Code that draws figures
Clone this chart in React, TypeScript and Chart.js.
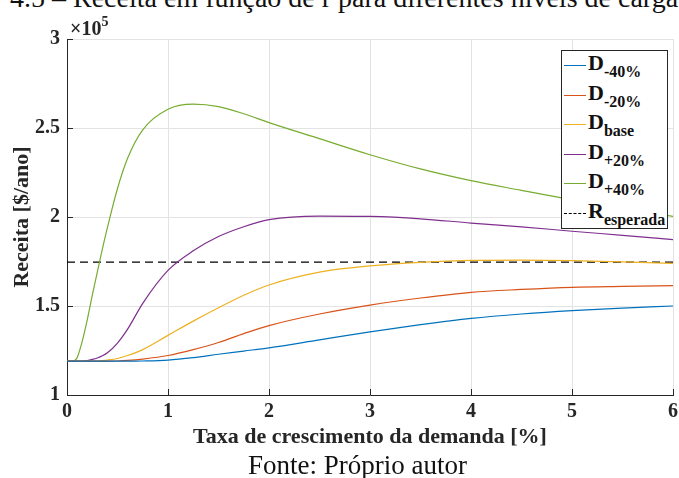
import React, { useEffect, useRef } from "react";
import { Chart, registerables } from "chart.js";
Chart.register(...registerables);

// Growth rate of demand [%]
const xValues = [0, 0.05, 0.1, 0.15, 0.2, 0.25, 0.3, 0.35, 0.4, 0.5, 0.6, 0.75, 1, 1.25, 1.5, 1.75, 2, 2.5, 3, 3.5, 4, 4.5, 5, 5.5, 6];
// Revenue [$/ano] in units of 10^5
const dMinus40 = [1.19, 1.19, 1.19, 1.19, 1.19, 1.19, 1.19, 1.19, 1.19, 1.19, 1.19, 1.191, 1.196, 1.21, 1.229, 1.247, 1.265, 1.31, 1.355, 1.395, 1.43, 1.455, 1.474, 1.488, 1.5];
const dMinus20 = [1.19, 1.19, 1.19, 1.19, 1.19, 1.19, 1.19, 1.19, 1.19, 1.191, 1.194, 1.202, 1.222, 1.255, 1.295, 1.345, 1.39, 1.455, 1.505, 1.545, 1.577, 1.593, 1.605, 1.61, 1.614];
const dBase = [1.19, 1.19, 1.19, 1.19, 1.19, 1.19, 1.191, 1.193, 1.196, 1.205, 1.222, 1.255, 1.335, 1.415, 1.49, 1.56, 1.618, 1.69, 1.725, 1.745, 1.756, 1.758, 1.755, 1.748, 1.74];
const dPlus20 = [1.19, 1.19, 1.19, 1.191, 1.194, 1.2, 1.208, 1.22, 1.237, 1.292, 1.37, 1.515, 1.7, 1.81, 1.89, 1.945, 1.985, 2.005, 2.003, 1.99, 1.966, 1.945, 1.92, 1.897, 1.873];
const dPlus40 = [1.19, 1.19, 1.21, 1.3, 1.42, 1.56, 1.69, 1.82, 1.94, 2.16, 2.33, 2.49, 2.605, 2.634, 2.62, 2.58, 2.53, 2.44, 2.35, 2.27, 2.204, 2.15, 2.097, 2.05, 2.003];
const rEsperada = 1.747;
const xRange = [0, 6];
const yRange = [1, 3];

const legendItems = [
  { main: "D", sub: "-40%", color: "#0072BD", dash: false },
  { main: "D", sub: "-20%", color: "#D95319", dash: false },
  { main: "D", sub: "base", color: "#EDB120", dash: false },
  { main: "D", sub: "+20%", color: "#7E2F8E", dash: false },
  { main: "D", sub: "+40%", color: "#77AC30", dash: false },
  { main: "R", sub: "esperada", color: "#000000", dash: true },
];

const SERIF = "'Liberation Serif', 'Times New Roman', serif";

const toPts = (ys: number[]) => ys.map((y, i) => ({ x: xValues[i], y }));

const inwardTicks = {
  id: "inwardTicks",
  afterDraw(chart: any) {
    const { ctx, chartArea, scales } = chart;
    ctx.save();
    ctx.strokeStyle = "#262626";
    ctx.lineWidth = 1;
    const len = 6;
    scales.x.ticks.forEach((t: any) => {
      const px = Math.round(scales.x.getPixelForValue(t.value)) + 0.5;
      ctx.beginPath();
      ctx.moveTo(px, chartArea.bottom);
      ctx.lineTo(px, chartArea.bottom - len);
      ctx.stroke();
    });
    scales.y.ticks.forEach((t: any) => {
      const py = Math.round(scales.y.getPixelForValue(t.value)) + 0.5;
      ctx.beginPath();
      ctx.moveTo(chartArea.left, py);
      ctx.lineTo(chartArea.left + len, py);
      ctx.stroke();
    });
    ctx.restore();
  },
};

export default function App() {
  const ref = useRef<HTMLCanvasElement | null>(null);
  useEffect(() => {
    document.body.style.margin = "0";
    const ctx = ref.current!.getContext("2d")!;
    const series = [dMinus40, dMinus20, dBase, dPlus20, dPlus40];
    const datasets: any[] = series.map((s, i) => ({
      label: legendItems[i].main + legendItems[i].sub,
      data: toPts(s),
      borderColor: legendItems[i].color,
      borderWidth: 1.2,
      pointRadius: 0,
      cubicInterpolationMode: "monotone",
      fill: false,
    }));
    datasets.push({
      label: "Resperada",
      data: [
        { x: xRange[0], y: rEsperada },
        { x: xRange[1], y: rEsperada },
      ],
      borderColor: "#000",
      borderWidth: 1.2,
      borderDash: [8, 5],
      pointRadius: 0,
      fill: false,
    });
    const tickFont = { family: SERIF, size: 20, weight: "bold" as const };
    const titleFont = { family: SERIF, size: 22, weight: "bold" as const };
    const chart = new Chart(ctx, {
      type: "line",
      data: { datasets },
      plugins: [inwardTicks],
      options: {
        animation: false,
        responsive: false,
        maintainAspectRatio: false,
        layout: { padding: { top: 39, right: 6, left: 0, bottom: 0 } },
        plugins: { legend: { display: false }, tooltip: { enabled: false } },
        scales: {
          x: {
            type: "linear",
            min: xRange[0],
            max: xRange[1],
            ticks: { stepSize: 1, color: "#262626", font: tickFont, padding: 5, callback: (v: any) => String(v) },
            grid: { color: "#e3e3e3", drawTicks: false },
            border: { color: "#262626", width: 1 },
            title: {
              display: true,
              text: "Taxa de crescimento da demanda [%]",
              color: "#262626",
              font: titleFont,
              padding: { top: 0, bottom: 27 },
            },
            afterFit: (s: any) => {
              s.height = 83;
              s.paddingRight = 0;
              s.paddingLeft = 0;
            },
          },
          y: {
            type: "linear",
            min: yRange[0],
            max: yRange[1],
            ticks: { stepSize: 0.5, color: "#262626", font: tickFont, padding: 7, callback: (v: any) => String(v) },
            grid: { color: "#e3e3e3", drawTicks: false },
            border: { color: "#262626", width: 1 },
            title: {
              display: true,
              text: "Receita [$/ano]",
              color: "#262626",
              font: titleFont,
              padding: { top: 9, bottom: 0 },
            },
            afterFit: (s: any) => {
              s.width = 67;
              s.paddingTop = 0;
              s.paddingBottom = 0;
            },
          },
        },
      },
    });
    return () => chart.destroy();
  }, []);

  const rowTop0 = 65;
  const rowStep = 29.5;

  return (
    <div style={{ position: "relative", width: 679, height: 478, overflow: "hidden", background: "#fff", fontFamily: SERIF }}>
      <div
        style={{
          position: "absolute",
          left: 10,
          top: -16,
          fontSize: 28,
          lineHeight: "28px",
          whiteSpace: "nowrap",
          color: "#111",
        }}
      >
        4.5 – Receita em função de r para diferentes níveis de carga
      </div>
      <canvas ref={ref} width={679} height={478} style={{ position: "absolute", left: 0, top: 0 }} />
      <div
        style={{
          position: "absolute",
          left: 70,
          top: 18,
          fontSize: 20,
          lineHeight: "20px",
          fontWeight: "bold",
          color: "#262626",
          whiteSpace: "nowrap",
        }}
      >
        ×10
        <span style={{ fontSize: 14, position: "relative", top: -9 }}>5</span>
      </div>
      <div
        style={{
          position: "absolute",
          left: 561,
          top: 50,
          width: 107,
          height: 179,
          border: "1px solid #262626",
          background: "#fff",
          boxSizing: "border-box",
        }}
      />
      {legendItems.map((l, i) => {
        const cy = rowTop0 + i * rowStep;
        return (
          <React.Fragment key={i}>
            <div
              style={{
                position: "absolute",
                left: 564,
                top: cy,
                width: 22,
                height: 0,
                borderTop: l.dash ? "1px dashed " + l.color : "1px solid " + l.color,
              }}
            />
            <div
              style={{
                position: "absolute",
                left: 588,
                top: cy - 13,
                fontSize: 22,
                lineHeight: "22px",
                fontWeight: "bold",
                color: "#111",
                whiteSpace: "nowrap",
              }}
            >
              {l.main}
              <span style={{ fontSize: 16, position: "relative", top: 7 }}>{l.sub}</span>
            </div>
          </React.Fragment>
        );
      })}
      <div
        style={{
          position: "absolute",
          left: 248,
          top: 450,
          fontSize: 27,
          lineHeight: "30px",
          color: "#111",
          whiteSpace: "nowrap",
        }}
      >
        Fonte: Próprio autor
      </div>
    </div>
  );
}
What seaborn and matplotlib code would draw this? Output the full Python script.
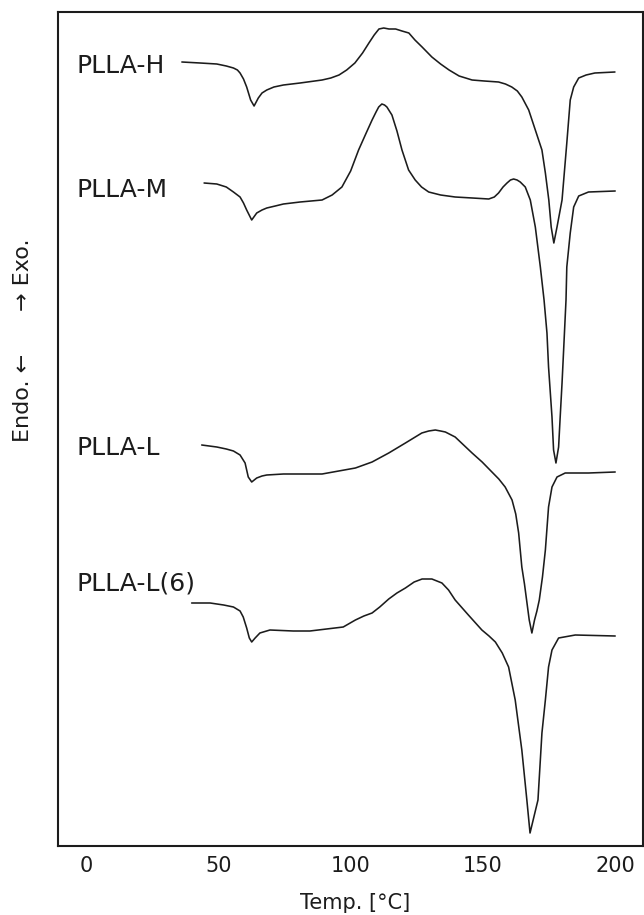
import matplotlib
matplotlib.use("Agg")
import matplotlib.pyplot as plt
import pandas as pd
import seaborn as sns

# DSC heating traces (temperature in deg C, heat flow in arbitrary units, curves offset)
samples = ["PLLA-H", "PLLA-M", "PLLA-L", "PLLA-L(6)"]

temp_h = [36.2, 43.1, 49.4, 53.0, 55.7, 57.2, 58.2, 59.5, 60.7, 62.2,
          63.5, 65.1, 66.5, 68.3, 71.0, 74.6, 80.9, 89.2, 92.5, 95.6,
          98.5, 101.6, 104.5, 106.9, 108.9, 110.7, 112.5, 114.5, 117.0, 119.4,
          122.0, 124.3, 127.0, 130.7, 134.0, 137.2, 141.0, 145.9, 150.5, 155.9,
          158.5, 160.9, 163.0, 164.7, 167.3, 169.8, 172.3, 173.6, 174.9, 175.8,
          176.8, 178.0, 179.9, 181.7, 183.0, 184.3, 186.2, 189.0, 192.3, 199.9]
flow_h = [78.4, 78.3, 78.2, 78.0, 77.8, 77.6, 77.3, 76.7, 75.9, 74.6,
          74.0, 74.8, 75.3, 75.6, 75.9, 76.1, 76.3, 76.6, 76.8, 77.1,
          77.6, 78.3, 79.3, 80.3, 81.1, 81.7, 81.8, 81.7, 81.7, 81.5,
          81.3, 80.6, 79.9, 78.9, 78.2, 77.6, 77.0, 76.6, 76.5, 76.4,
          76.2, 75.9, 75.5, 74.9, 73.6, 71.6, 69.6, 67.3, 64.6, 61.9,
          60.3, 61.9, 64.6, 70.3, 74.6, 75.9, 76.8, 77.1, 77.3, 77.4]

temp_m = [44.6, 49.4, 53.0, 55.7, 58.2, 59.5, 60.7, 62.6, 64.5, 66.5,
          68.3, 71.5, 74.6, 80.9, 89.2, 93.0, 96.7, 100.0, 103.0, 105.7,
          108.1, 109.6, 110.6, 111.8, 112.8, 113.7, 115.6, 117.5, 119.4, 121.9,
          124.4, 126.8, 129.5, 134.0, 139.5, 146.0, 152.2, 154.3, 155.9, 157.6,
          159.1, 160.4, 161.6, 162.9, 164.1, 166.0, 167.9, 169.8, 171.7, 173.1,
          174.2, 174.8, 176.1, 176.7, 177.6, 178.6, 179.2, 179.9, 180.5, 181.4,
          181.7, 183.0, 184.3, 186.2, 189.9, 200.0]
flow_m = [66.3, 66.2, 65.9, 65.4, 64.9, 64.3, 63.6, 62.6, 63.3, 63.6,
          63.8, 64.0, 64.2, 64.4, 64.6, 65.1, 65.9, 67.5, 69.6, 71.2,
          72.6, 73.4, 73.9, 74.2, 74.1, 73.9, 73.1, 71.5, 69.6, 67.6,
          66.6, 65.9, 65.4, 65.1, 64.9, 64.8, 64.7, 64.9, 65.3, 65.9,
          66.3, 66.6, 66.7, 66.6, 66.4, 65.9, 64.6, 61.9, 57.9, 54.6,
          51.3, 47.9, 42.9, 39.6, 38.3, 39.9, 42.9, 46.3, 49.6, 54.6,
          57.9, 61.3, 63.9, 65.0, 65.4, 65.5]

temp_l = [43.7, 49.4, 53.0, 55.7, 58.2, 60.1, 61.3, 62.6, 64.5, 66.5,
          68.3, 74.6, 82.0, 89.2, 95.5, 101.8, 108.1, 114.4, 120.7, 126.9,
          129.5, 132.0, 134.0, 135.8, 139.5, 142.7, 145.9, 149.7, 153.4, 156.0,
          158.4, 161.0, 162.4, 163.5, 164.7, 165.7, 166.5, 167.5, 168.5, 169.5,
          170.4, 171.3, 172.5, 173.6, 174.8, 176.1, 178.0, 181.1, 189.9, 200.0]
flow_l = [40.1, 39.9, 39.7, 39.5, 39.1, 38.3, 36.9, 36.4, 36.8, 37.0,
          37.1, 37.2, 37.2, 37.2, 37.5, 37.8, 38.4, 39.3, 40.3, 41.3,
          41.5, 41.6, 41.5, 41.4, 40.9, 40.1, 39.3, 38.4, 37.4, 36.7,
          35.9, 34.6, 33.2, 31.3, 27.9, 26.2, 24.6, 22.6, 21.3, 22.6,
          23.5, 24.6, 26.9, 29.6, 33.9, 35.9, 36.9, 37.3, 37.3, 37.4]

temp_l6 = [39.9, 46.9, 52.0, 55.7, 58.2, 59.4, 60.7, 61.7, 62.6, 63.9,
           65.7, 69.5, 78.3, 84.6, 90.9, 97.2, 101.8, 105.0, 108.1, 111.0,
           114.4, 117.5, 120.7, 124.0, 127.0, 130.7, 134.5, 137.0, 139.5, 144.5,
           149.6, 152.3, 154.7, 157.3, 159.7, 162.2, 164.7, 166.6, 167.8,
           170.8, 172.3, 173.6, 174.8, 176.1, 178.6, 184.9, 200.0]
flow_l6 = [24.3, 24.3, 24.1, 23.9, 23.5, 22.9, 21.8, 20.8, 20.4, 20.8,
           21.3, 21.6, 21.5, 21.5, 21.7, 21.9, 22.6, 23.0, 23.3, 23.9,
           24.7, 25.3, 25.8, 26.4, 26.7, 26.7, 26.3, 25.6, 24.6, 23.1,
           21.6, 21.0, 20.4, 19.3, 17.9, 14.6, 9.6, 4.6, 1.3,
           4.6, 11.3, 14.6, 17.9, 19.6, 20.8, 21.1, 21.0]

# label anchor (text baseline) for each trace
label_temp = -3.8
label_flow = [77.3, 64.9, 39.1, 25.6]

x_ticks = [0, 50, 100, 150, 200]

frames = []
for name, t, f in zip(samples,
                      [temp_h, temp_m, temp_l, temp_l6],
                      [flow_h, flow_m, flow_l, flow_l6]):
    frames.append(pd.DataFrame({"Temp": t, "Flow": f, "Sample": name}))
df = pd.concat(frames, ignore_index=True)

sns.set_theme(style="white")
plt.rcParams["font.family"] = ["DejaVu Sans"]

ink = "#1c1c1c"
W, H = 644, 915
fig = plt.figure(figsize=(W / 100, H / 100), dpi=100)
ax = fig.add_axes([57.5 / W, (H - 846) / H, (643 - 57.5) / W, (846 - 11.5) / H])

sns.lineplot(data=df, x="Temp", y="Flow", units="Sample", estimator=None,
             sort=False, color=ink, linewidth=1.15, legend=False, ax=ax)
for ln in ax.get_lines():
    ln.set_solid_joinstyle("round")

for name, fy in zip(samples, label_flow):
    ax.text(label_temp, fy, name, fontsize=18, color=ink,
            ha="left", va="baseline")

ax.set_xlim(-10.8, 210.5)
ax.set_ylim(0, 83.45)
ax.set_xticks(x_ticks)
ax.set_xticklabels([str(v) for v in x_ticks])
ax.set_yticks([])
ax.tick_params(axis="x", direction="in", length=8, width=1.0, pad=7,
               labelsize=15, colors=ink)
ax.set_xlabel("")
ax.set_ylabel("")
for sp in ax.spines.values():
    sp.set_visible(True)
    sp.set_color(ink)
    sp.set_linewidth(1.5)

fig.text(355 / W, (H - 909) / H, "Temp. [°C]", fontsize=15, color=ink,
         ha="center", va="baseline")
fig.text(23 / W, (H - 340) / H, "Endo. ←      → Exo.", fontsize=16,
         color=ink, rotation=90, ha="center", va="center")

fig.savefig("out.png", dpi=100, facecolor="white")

= WHAT THE TASK REQUIRES =
Give back only a number, the number of lines where the string "this" occurs.

= THE ANSWER =
2